Le conté en bajito por donde había estado. En otra ciudad, hijo, sin necesidad de coger el tren pero tan lejos aquí como Orión lo está de Casiopea
El otro día pude darme una micro dosis de mi vicio solitario, apenas tenía una hora, pero lo hice con la misma fruición como la que el heroinómano se entrega a la metadona. Me lancé a pasear por El Viso, que lo tenía muy abandonado. Entré por la Plaza de Cataluña y salí por Nuevos Ministerios. La de riqueza material y de mundos infranqueables para la inmensa mayoría de los que vivimos extramuros a sus casas exentas, valladas y debidamente escondidas tras enredaderas, palmeras y jazmines es incontable, literalmente. Desde mi altura de paseante acalorada y apresurada escuchaba el regocijo de las sucesivas piscinas: chapoteos y campanilleo de meriendas frescas y elaboradas a las que, por supuesto, nunca estaré invitada.
A medida que los distintas promesas de vivencias remotas salían de cada casa, la rabia de clase se iba haciendo bola en mi estómago maridando como una bomba con mi carácter aspiracional. Esta debe de ser la “libertad” a la que se refería Díaz Ayuso en su delirante discurso de investidura, pensé mientras miraba la hora.

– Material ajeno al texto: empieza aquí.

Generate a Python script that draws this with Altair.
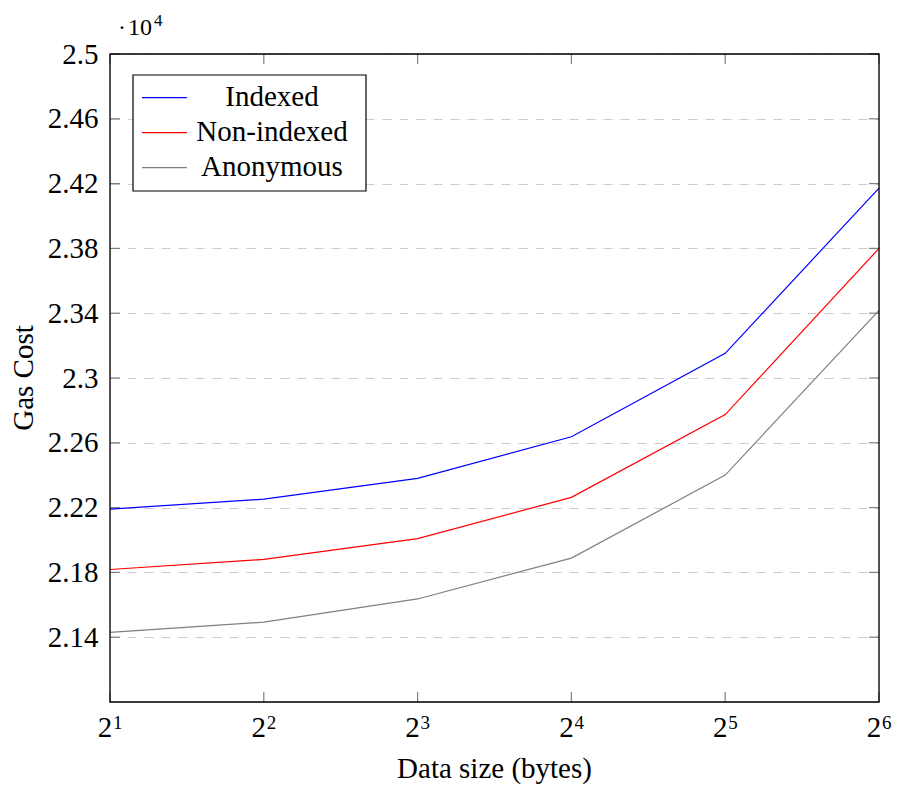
import altair as alt
import pandas as pd

# ---- data ----
sizes = [2, 4, 8, 16, 32, 64]
series = ["Indexed", "Non-indexed", "Anonymous"]
indexed = [22190, 22252, 22380, 22637, 23152, 24172]
non_indexed = [21818, 21880, 22009, 22263, 22774, 23800]
anonymous = [21430, 21493, 21636, 21888, 22401, 23417]
colors = ["#0000ff", "#ff0000", "#808080"]

yticks = [21400, 21800, 22200, 22600, 23000, 23400, 23800, 24200, 24600, 25000]
xticks = [2, 4, 8, 16, 32, 64]
xtick_exps = ["1", "2", "3", "4", "5", "6"]

W, H = 769, 648
FONT = "Liberation Serif"
FS = 29

rows = []
for name, vals in zip(series, [indexed, non_indexed, anonymous]):
    for s, v in zip(sizes, vals):
        rows.append({"series": name, "size": s, "gas": v})
df = pd.DataFrame(rows)

xdf = pd.DataFrame({"v": xticks, "exp": xtick_exps, "base": ["2"] * len(xticks)})
ydf = pd.DataFrame({"v": yticks})

xscale = alt.Scale(type="log", base=2, domain=[2, 64], nice=False)
yscale = alt.Scale(domain=[21000, 25000], nice=False, zero=False)
cscale = alt.Scale(domain=series, range=colors)

one = pd.DataFrame({"a": [0]})

# grid + y labels
grid = alt.Chart(ydf).mark_rule(opacity=0).encode(
    y=alt.Y("v:Q", scale=yscale, title=None,
            axis=alt.Axis(values=yticks, labelExpr="datum.value/10000 + ''",
                          labelFont=FONT, labelFontSize=FS, labelColor="black",
                          ticks=False, tickSize=0, domain=False, labelPadding=12,
                          grid=True, gridDash=[9, 8], gridColor="#cccccc",
                          gridWidth=1.2)),
    x=alt.value(0), x2=alt.value(W),
)

ytick_l = alt.Chart(ydf).mark_rule(color="#808080", strokeWidth=1.2).encode(
    y=alt.Y("v:Q", scale=yscale), x=alt.value(0), x2=alt.value(10))
ytick_r = alt.Chart(ydf).mark_rule(color="#808080", strokeWidth=1.2).encode(
    y=alt.Y("v:Q", scale=yscale), x=alt.value(W - 10), x2=alt.value(W))
xtick_b = alt.Chart(xdf).mark_rule(color="#808080", strokeWidth=1.2).encode(
    x=alt.X("v:Q", scale=xscale, axis=None), y=alt.value(H - 10), y2=alt.value(H))
xtick_t = alt.Chart(xdf).mark_rule(color="#808080", strokeWidth=1.2).encode(
    x=alt.X("v:Q", scale=xscale, axis=None), y=alt.value(0), y2=alt.value(10))

xlab_base = alt.Chart(xdf).mark_text(font=FONT, fontSize=FS, align="center",
                                     baseline="alphabetic", dx=-5, color="black").encode(
    x=alt.X("v:Q", scale=xscale, axis=None), y=alt.value(683), text="base:N")
xlab_exp = alt.Chart(xdf).mark_text(font=FONT, fontSize=19, align="left",
                                    baseline="alphabetic", dx=3, color="black").encode(
    x=alt.X("v:Q", scale=xscale, axis=None), y=alt.value(675), text="exp:N")

lines = alt.Chart(df).mark_line(strokeWidth=1.2).encode(
    x=alt.X("size:Q", scale=xscale, axis=None),
    y=alt.Y("gas:Q", scale=yscale),
    color=alt.Color("series:N", scale=cscale, legend=None),
)

frame = alt.Chart(one).mark_rect(fillOpacity=0, stroke="black", strokeWidth=1.3).encode(
    x=alt.value(0), x2=alt.value(W), y=alt.value(0), y2=alt.value(H))

# legend (manual, centered labels)
legend_layers = [
    alt.Chart(one).mark_rect(fill="white", stroke="black", strokeWidth=1.2).encode(
        x=alt.value(23), x2=alt.value(256), y=alt.value(21), y2=alt.value(137))
]
for i, name in enumerate(series):
    ldf = pd.DataFrame({"series": [name]})
    legend_layers.append(
        alt.Chart(ldf).mark_rule(strokeWidth=1.2).encode(
            x=alt.value(32), x2=alt.value(77), y=alt.value(43.7 + 35 * i),
            color=alt.Color("series:N", scale=cscale, legend=None)))
    legend_layers.append(
        alt.Chart(ldf).mark_text(font=FONT, fontSize=FS, align="center",
                                 baseline="alphabetic", color="black").encode(
            x=alt.value(162), y=alt.value(52 + 35 * i), text="series:N"))

# titles
tdf = pd.DataFrame({"t": ["Data size (bytes)"]})
xtitle = alt.Chart(tdf).mark_text(font=FONT, fontSize=FS, align="center",
                                  baseline="alphabetic", color="black").encode(
    x=alt.value(W / 2), y=alt.value(724), text="t:N")
ydf_t = pd.DataFrame({"t": ["Gas Cost"]})
ytitle = alt.Chart(ydf_t).mark_text(font=FONT, fontSize=FS, align="center",
                                    baseline="alphabetic", angle=270, color="black").encode(
    x=alt.value(-77), y=alt.value(H / 2), text="t:N")
sdf = pd.DataFrame({"d": ["·"], "t": ["10"], "e": ["4"]})
scale_dot = alt.Chart(sdf).mark_text(font=FONT, fontSize=24, align="center",
                                     baseline="alphabetic", color="black").encode(
    x=alt.value(12), y=alt.value(-19), text="d:N")
scale_base = alt.Chart(sdf).mark_text(font=FONT, fontSize=24, align="left",
                                      baseline="alphabetic", color="black").encode(
    x=alt.value(18), y=alt.value(-19), text="t:N")
scale_exp = alt.Chart(sdf).mark_text(font=FONT, fontSize=17, align="left",
                                     baseline="alphabetic", color="black").encode(
    x=alt.value(44), y=alt.value(-28), text="e:N")

chart = alt.layer(
    grid, ytick_l, ytick_r, xtick_b, xtick_t, lines, frame, *legend_layers,
    xlab_base, xlab_exp, xtitle, ytitle, scale_dot, scale_base, scale_exp,
).properties(
    width=W, height=H,
    autosize=alt.AutoSizeParams(type="none"),
    padding={"left": 102, "top": 46, "right": 13, "bottom": 84},
).configure_view(strokeOpacity=0).configure(background="white")

chart.save("out.html", embed_options={"renderer": "svg", "actions": False})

Salí disparada a la Castellana y, con el agobio, confundí el 27 con el 14. En Atocha tuve que bajarme precipitadamente, infeliz de mí, y seguir caminando a casa, por el camino que me sé de memoria y por lo tanto no podía ser de ningún modo una continuación del vagabundeo. Mi bebé me esperaba despierto, en parte con actitud de estar pidiéndome cuentas por el cambio de rutina y a la vez ávido de escuchar mis historias. Le conté en bajito por donde había estado. En otra ciudad, hijo, sin necesidad de coger el tren pero tan lejos aquí como Orión lo está de Casiopea. A lo tonto, ese momento también me supo a libertad. Una libertad con minúscula, no como esa que prometía la presidenta, tan vedada para nosotros como esos ecos de merienda en la piscina de El Viso, a escasos cinco minutos del metro de Nuevos Ministerios. Tan cerca y tan lejos.